Patience had colourfully stressed that the pair would be together for the next Olympics "providing we don't die in a plane crash", but was forced to revise that thought. It was only days after they clambered down from the podium last summer that they discovered the light winds around Rio for the next Games meant the pair would likely be too heavy to make a realistic bid for gold.

"It was a no-brainer factually but it was very difficult," said Patience, who had been rivals with Bithell in the 420 class before they teamed up. "Ten or 12 days after the Games I was sitting down with Stephen Park, the Olympic manager, and Stuart in the knowledge that this was a chat about moving forward. We were just getting some guidance about how we might go about making a decision and we talked at great length about what it would take to win in Rio. Weight and height are a big deal in our sport and we looked at the stats and Stuart and I knew we couldn't do it together.

"We didn't make the decision there and then but decided to get more facts and look at it a bit more but I think we knew in our hearts the whole time what the conclusion would be. It was hard. He's one of my best mates and what a ride we've had together. In these two-man boats you are 'married' and effectively live together. I spent more time with him than anyone else in the world and we were on a similar wavelength.

"We could've stayed together on the boat. We're quite marketable lads, we could have found ourselves some lovely sponsorship and milked the next four years. We might have even dominated the circuit rather than just being one of the best but, in the one week it actually mattered to us, we'd probably have been beaten because of the weight disadvantage.

"It wouldn't make you a bad guy to choose that route but that's not why we do it. We do it to win and we made the hard choice and the right choice. At the top of any sport, it's the marginal moments and inches and millimetres that make the difference and in this case it was just a few kilograms. I'm not saying it would have been impossible but we knew we would always be at a disadvantage and know that four years on, if we didn't win we'd never forgive ourselves. We weren't prepared for that to be the case."

Weymouth-based Patience has started working with a new partner but his identity will not be revealed until next month's Boat Show. It is still very early days with the Scot only back in a boat with any purpose since early last month, but the 2013 World Championships are looming in La Rochelle in France in August.

However, this year was not going to be results-based, he said, as everything was geared towards Brazil in 2016 with the aim of bringing home a gold medal.

"My life has changed forever [since the Olympics]," said Patience, who will be in Largs next weekend attending the Royal Yachting Association Scotland's Big Weekend. "It comes down to the fact that there's life before your first Olympic medal and life after it. I'm sure with a gold medal, it would be different again.
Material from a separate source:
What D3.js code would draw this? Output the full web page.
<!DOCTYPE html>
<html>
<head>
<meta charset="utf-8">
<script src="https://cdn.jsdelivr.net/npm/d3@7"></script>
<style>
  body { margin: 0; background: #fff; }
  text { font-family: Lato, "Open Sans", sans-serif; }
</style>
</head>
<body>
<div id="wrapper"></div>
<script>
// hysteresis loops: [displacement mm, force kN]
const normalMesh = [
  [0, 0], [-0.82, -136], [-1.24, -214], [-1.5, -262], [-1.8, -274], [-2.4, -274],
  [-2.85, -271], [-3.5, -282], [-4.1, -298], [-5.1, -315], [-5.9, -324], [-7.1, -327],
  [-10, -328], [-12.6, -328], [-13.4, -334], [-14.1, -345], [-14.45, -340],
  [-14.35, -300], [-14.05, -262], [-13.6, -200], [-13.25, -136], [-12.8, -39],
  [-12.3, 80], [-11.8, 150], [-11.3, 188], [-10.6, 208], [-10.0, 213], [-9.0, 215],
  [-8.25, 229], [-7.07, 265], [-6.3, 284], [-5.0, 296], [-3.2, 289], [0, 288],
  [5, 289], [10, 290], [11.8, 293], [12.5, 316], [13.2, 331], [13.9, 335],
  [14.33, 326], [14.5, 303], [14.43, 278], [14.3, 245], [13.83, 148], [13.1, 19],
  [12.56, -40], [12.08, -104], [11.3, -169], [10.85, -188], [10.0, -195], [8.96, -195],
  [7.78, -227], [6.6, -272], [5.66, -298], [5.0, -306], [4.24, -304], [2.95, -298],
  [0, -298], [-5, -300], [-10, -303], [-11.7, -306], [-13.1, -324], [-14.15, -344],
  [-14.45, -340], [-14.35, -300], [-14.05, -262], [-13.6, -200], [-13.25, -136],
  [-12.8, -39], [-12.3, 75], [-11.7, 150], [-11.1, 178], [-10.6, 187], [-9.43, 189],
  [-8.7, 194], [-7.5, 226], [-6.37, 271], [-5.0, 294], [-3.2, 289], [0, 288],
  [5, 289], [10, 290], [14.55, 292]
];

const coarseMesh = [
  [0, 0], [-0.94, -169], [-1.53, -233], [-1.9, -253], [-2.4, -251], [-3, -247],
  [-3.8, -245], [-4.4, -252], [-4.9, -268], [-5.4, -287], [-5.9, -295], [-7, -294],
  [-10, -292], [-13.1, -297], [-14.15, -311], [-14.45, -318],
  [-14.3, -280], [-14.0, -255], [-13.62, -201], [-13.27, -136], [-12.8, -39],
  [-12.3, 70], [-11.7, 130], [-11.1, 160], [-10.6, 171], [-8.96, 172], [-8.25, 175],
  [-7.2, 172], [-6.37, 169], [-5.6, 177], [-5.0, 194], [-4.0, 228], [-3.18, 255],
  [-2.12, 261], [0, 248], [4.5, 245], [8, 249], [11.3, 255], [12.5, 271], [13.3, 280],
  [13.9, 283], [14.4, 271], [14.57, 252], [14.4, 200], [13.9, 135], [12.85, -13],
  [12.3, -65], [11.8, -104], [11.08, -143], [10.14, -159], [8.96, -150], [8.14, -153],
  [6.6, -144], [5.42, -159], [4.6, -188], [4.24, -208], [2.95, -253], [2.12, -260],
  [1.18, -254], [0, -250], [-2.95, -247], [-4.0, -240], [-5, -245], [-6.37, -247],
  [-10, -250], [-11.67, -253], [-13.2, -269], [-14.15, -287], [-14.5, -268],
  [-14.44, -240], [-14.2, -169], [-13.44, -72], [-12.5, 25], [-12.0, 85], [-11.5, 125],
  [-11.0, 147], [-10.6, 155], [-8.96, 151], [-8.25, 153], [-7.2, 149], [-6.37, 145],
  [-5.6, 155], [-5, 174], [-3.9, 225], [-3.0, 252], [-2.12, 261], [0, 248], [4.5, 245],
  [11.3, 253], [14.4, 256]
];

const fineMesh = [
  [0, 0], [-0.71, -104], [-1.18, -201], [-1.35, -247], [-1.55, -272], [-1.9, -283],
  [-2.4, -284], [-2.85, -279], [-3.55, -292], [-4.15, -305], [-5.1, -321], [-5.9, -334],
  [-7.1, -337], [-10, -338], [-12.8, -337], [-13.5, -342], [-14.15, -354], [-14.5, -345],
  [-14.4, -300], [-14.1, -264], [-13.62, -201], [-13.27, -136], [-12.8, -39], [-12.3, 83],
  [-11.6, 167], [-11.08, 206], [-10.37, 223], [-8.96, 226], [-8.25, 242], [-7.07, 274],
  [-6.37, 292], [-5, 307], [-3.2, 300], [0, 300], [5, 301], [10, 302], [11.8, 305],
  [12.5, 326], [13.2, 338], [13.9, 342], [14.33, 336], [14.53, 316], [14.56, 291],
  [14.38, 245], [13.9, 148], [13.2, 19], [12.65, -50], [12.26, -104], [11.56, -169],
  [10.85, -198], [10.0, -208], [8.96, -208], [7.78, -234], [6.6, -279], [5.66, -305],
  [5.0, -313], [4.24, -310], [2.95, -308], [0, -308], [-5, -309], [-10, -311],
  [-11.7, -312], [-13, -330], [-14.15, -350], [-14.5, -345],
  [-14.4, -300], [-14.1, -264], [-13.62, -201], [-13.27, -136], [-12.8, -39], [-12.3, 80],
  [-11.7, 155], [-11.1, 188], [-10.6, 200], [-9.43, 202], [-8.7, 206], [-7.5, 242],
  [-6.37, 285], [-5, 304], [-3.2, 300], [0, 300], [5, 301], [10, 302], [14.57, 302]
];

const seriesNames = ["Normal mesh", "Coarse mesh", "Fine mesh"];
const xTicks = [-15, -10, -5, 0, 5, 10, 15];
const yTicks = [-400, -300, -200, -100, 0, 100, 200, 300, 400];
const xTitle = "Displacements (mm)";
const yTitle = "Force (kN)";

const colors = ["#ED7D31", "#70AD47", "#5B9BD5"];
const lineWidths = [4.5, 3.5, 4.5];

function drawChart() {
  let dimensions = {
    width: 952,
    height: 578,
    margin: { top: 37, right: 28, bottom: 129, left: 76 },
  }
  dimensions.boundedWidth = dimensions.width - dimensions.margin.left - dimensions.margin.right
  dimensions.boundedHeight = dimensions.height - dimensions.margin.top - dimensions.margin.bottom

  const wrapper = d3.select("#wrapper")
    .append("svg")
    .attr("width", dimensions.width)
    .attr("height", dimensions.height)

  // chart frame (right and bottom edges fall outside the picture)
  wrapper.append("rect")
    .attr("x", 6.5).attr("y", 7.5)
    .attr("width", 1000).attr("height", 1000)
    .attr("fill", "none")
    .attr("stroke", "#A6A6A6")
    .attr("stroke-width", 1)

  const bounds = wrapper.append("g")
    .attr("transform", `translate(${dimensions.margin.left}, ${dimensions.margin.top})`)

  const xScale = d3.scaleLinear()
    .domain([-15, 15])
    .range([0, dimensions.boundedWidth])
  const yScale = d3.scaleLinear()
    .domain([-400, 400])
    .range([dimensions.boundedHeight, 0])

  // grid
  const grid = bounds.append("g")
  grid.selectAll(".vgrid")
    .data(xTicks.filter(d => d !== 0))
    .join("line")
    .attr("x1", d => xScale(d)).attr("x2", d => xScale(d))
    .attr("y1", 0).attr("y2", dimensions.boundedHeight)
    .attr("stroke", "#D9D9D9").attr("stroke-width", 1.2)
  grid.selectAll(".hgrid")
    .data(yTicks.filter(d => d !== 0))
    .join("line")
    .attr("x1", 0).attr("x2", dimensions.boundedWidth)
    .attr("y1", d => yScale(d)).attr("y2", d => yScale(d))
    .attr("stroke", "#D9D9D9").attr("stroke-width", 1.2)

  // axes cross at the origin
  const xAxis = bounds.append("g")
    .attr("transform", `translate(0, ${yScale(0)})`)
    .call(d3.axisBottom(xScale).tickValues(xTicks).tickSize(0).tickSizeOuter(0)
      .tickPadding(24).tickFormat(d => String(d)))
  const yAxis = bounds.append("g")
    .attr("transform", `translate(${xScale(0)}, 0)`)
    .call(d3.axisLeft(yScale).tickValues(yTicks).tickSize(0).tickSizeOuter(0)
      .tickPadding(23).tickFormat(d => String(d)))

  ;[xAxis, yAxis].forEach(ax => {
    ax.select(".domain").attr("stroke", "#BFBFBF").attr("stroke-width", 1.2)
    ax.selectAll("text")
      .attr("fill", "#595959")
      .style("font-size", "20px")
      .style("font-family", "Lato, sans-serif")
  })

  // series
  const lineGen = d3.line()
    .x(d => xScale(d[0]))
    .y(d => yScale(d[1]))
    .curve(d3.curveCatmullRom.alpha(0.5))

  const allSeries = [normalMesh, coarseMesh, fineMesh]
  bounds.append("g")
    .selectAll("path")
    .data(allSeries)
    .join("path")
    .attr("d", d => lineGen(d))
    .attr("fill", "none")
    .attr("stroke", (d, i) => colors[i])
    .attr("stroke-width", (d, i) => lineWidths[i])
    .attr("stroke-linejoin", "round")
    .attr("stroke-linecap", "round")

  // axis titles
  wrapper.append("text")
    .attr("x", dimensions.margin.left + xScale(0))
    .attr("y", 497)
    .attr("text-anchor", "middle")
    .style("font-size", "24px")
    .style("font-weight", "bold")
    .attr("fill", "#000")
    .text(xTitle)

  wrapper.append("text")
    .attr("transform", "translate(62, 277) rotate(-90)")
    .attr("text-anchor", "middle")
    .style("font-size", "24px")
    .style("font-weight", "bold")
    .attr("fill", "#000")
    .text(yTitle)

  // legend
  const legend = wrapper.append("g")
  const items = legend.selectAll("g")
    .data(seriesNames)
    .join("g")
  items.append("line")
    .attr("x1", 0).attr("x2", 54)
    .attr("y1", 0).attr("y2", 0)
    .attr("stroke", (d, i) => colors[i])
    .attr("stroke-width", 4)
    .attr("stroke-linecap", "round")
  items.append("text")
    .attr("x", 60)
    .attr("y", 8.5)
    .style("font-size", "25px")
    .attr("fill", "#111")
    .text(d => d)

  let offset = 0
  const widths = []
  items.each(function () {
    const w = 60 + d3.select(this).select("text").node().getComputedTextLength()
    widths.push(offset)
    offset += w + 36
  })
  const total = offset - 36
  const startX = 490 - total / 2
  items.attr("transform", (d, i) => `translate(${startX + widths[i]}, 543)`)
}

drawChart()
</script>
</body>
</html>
None of us do this to come second, we all do it to win and so, in four years' time, if all goes well and I can win a gold medal, I'll be saying that there's life before gold and life after."

Patience first took to the water at Rhu Marina aged seven, after being encouraged by his parents, and he has been living, breathing and dreaming every day of his life for the last 15 years of competing at the Olympics, but London turned out to be a bittersweet experience.
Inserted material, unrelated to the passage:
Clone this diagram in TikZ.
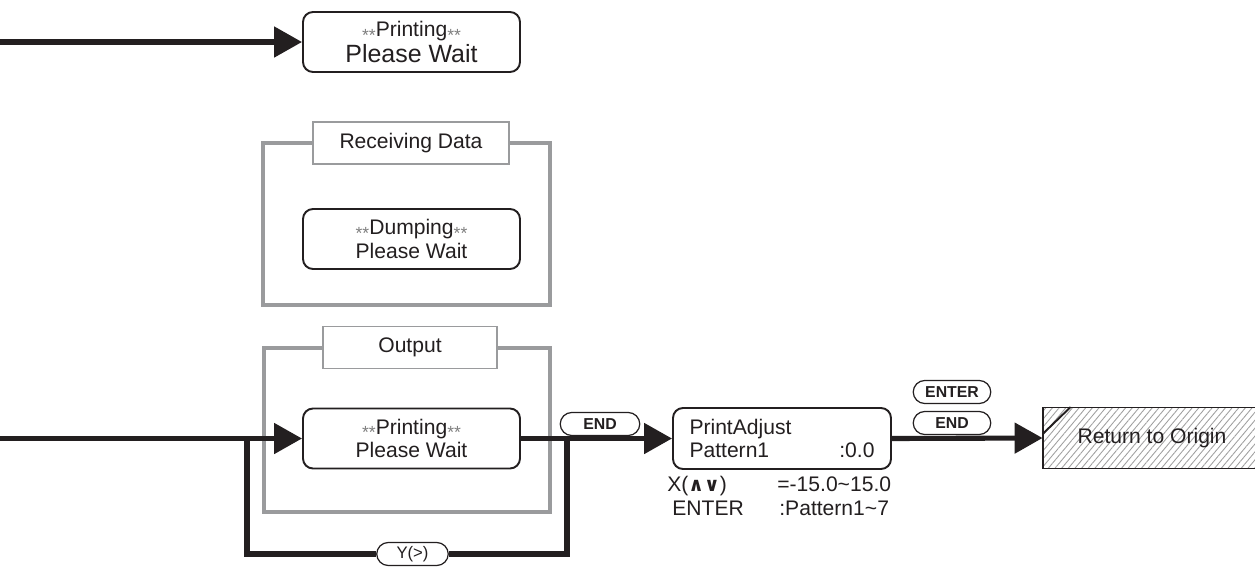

"To have finally gone to the Games, finally to have ticked that massive life goal off, and come so close to the ultimate goal, is a strange experience. Not winning was an anti-climax," said Patience, who was the first Scot named in the Great Britain team for London 2012.

"You are totally overwhelmed by the Olympic experience and so proud of yourself. There's a huge sense of relief when it's over but, on the back of that, comes – and I can only talk from a silver medallist point of view – the "what if?" moments. That's really the downer that you experience. And you experience the downer of adrenaline; you've been working your butt off for so long and there is a come down.
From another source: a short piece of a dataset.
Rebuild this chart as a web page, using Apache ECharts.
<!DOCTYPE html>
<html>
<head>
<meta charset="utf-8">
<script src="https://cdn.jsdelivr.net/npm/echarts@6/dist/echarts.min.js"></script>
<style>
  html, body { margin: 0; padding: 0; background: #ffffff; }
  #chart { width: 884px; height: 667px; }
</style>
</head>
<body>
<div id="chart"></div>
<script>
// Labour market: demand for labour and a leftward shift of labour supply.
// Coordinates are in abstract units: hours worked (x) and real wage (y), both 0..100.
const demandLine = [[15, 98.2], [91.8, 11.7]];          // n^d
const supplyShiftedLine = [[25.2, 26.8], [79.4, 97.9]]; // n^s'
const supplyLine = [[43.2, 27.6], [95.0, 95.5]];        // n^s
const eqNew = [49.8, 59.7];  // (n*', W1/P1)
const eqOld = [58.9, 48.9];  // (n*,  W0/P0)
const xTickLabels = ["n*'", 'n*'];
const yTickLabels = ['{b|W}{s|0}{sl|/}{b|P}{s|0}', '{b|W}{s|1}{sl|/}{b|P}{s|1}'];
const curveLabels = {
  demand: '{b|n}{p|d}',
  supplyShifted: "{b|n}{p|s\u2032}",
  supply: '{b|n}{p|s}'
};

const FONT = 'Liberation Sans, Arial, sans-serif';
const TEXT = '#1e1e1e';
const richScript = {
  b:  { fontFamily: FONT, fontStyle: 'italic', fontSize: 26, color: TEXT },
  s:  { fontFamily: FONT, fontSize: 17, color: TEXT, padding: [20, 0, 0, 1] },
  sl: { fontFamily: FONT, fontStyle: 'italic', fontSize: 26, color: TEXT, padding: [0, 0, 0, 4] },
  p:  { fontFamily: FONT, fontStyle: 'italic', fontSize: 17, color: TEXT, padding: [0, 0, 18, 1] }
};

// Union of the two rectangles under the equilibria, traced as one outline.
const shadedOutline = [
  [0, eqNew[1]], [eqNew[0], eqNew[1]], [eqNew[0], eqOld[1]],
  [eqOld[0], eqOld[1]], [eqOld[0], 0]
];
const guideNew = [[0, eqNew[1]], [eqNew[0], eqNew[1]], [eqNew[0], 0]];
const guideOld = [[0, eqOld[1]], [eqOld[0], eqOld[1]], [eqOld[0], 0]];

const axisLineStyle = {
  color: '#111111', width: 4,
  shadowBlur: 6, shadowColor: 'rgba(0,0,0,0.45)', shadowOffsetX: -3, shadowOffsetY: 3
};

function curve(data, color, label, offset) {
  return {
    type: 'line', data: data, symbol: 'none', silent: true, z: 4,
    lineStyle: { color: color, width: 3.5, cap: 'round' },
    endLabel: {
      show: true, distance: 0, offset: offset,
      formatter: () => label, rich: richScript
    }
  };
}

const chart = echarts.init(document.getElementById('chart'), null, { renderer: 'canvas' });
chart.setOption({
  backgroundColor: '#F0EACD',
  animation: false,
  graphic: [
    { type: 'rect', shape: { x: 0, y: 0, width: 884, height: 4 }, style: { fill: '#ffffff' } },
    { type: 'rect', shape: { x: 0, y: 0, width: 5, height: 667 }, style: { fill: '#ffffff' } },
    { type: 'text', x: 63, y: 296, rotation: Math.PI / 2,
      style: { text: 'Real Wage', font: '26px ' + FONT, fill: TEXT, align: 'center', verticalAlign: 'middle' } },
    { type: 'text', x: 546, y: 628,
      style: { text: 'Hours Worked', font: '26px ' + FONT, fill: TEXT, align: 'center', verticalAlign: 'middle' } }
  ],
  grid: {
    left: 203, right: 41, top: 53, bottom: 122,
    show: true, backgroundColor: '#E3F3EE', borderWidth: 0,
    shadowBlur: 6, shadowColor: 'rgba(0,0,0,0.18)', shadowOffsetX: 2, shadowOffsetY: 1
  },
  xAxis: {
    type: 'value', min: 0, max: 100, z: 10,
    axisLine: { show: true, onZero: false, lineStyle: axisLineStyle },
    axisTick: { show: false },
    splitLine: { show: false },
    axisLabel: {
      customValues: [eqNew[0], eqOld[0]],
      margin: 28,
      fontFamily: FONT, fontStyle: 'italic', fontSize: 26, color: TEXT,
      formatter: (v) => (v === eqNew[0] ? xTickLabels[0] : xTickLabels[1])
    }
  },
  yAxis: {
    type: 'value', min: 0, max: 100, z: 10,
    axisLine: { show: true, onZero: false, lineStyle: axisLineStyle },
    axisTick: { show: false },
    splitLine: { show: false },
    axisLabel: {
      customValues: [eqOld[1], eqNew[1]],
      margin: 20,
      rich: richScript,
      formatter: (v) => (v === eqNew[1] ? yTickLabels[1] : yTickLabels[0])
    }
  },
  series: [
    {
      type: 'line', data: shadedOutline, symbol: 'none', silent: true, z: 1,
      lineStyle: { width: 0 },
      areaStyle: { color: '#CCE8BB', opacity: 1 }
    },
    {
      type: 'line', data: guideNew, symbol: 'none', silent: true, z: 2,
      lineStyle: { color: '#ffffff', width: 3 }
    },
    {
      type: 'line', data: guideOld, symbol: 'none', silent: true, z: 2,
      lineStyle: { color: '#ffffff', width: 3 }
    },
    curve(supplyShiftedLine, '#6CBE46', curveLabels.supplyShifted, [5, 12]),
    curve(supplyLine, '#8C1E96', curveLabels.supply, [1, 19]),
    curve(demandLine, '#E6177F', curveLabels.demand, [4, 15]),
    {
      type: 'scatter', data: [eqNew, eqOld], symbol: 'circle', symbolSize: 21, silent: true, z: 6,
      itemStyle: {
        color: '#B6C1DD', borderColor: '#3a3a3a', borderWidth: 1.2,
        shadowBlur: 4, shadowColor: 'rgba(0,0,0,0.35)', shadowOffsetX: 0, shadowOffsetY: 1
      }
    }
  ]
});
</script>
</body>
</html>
"But I have absolutely zero regrets. I can look back and say we did it right. I'm not saying we didn't make mistakes, of course we did. If we'd made no mistakes, we'd have won every race and made history.

"But certainly there are some great learning points to take forward and things I would do differently. At the Olympic Games, you can't say you are going to win as that is not in your control. We went to the Games and had a personal best, we'd never scored a regatta that low in our lives. We'd never raced that well. The Australians [Mat Belcher and Malcolm Page] just did it better and I have to take my hat off to them.

"I went there and was ready for the fight, because that's what sport is, it's an absolute fight to the death. It's a battlefield but it was just the most wonderful regatta I'd ever had. It went so smoothly. We made history with the Australians in that we had the lowest scoring Olympics in the 470 ever. Our points were low enough to win by miles any gold medal in any previous Olympics."

Patience has now moved on and there is little time to dwell on his success or on what-might-have-beens.

"You see the likes of [cyclist] Chris Hoy on the podium with yet another gold medal; he's been there and done it so many times and yet he's still in tears and still has the emotion running through him. It made me think when I watched him, and when you see the likes of Roger Federer winning Wimbledon again, that maybe this really doesn't sink in until you retire. While you are still a sportsman, it's just never good enough. You aspire to reach perfection all the time and you're always on that treadmill so you never get time to relax."

Retirement is certainly not in Patience's plans any time soon, so Greenpeace, whom he says he would like to work for if not sailing, will have to wait for his services.

"When I do retire, hopefully I will have many memories to look back on and not just the Olympic silver medal," he said.